**Required work**
Pull each line holding the word "code" from the data.

:::::

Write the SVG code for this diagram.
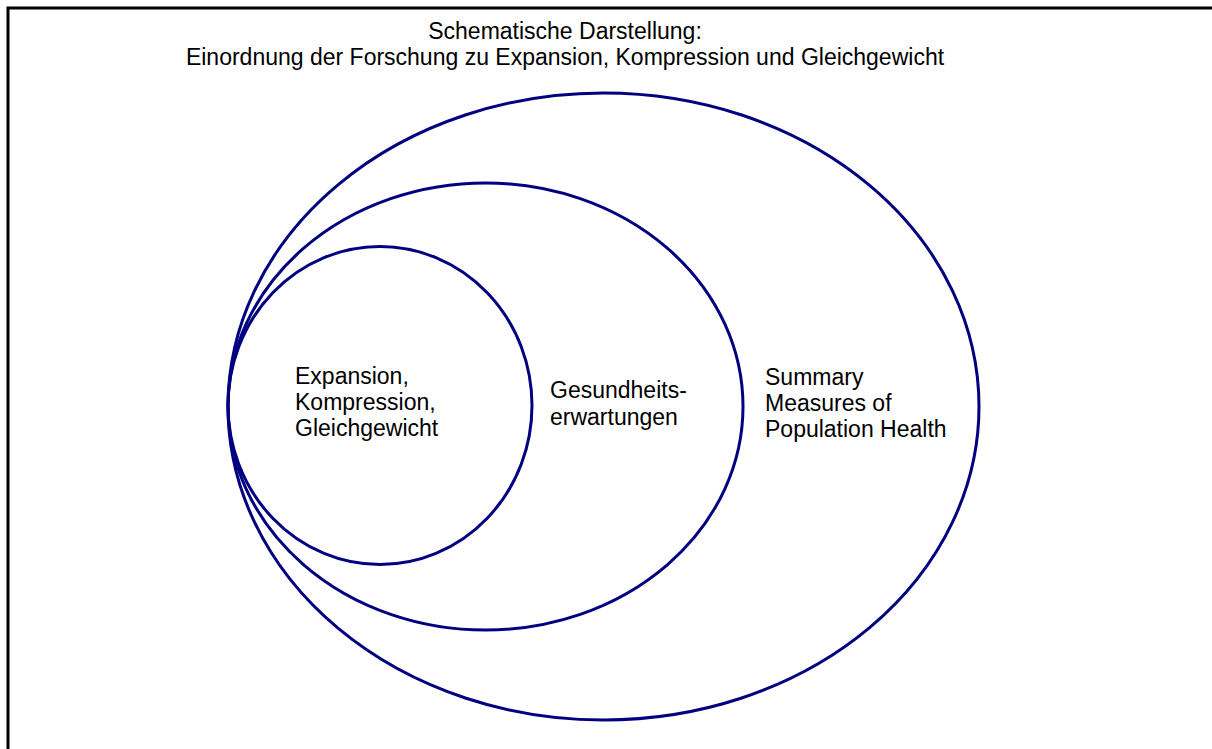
<svg xmlns="http://www.w3.org/2000/svg" width="1212" height="749" viewBox="0 0 1212 749">
  <style>
    .ring { fill: none; stroke: #000080; stroke-width: 3; }
    .lbl { font-family: "Liberation Sans", Arial, sans-serif; font-size: 23px; fill: #000000; }
    .frame { fill: #ffffff; stroke: #000000; stroke-width: 3; }
  </style>
  <rect class="frame" x="8" y="8" width="1220" height="760"/>
  <g id="title">
    <text class="lbl" x="565" y="39" text-anchor="middle">Schematische Darstellung:</text>
    <text class="lbl" x="565" y="65" text-anchor="middle">Einordnung der Forschung zu Expansion, Kompression und Gleichgewicht</text>
  </g>
  <g id="node-summary-measures">
    <ellipse class="ring" cx="603.5" cy="406.5" rx="375.5" ry="313.5"/>
    <text class="lbl" x="765" y="385">Summary</text>
    <text class="lbl" x="765" y="411">Measures of</text>
    <text class="lbl" x="765" y="437">Population Health</text>
  </g>
  <g id="node-gesundheitserwartungen">
    <ellipse class="ring" cx="485.5" cy="406.5" rx="257.5" ry="223.5"/>
    <text class="lbl" x="550" y="398">Gesundheits-</text>
    <text class="lbl" x="550" y="425">erwartungen</text>
  </g>
  <g id="node-expansion">
    <ellipse class="ring" cx="380" cy="405.5" rx="152" ry="159"/>
    <text class="lbl" x="295" y="384">Expansion,</text>
    <text class="lbl" x="295" y="410">Kompression,</text>
    <text class="lbl" x="295" y="436">Gleichgewicht</text>
  </g>
  <g id="connectors"/>
</svg>
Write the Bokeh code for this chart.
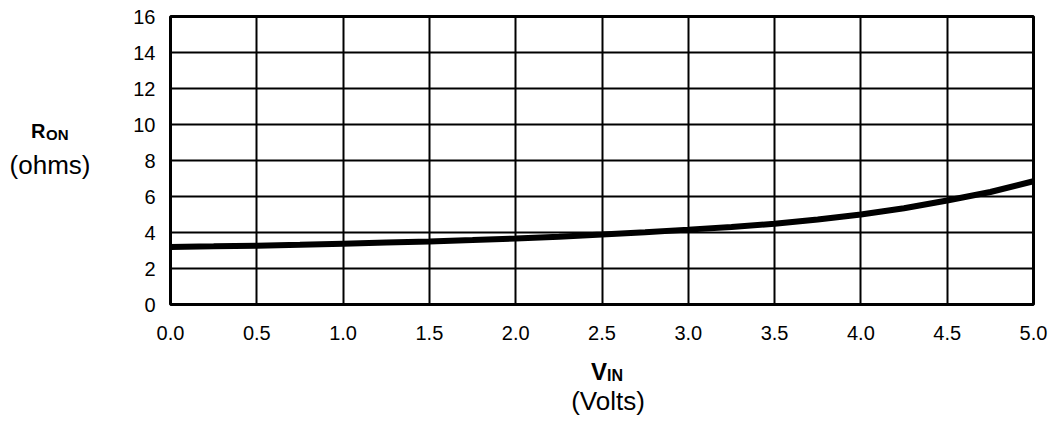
from bokeh.plotting import figure
from bokeh.models import Range1d, FixedTicker, Div
from bokeh.layouts import column
from bokeh.embed import file_html
from bokeh.resources import INLINE

# ---- data ----
v_in = [0.0, 0.25, 0.5, 0.75, 1.0, 1.25, 1.5, 1.75, 2.0, 2.25, 2.5, 2.75,
        3.0, 3.25, 3.5, 3.75, 4.0, 4.25, 4.5, 4.75, 5.0]
r_on = [3.2, 3.23, 3.27, 3.32, 3.38, 3.44, 3.5, 3.58, 3.67, 3.77, 3.89, 4.02,
        4.16, 4.31, 4.48, 4.72, 5.0, 5.35, 5.78, 6.25, 6.85]
x_ticks = [0.0, 0.5, 1.0, 1.5, 2.0, 2.5, 3.0, 3.5, 4.0, 4.5, 5.0]
x_tick_labels = ["0.0", "0.5", "1.0", "1.5", "2.0", "2.5", "3.0", "3.5", "4.0", "4.5", "5.0"]
y_ticks = [0, 2, 4, 6, 8, 10, 12, 14, 16]
y_tick_labels = ["0", "2", "4", "6", "8", "10", "12", "14", "16"]
y_title_main, y_title_sub, y_title_unit = "R", "ON", "(ohms)"
x_title_main, x_title_sub, x_title_unit = "V", "IN", "(Volts)"

FONT = "Liberation Sans"
FIG_H = 404  # 16 + 288 + 100
DIV_ORIGIN_Y = FIG_H + 17  # measured page y of the overlay's origin
DIV_ORIGIN_X = 5           # measured page x of the overlay's origin

p = figure(frame_width=863, frame_height=288,
           x_range=Range1d(0, 5), y_range=Range1d(0, 16),
           output_backend="svg", toolbar_location=None,
           min_border_left=170, min_border_right=18,
           min_border_top=16, min_border_bottom=FIG_H - 16 - 288,
           background_fill_color="white", border_fill_color="white")

p.outline_line_color = "black"
p.outline_line_width = 3
p.outline_line_alpha = 1.0

for ax in (p.xaxis, p.yaxis):
    ax.axis_line_color = None
    ax.major_tick_line_color = None
    ax.minor_tick_line_color = None
    ax.major_label_text_font = FONT
    ax.major_label_text_font_size = "20px"
    ax.major_label_text_color = "black"

p.xaxis.ticker = FixedTicker(ticks=x_ticks)
p.xaxis.major_label_overrides = {t: l for t, l in zip(x_ticks, x_tick_labels)}
p.xaxis.major_label_standoff = 15
p.yaxis.ticker = FixedTicker(ticks=y_ticks)
p.yaxis.major_label_overrides = {t: l for t, l in zip(y_ticks, y_tick_labels)}
p.yaxis.major_label_standoff = 9

p.xgrid.ticker = FixedTicker(ticks=x_ticks)
p.ygrid.ticker = FixedTicker(ticks=y_ticks)
for g in (p.xgrid, p.ygrid):
    g.grid_line_color = "black"
    g.grid_line_width = 2
    g.grid_line_alpha = 1.0

p.line(v_in, r_on, line_color="black", line_width=6, line_cap="round")

# axis titles as an HTML overlay placed just below the figure (negative offsets)
def span(text, left, baseline, size, bold=False, center=False):
    top = baseline - 0.8465 * size - DIV_ORIGIN_Y
    left = left - DIV_ORIGIN_X
    weight = "bold" if bold else "normal"
    if center:
        return (f'<div style="position:absolute;left:{left-60}px;top:{top:.1f}px;width:120px;'
                f'text-align:center;font-size:{size}px;line-height:1;font-weight:{weight};'
                f'white-space:nowrap;">{text}</div>')
    return (f'<div style="position:absolute;left:{left}px;top:{top:.1f}px;'
            f'font-size:{size}px;line-height:1;font-weight:{weight};white-space:nowrap;">{text}</div>')

html = (f'<div style="position:relative;z-index:10;width:1051px;height:0px;overflow:visible;'
        f'font-family:\'{FONT}\';color:black;">'
        + span(y_title_main, 31, 138, 20, bold=True)
        + span(y_title_sub, 46, 140, 15, bold=True)
        + span(y_title_unit, 50, 174, 26, center=True)
        + span(x_title_main, 591, 380, 24, bold=True)
        + span(x_title_sub, 607, 381.5, 16, bold=True)
        + span(x_title_unit, 608, 410, 26, center=True)
        + '</div>')

titles = Div(text=html, width=1051, height=1,
             styles={"overflow": "visible", "position": "relative", "z-index": "10"})

layout = column(p, titles, spacing=0)
open("out.html", "w").write(file_html(layout, INLINE))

:::::

**Solution for this problem**
Write the SVG code for this diagram.
Write the Bokeh code for this chart.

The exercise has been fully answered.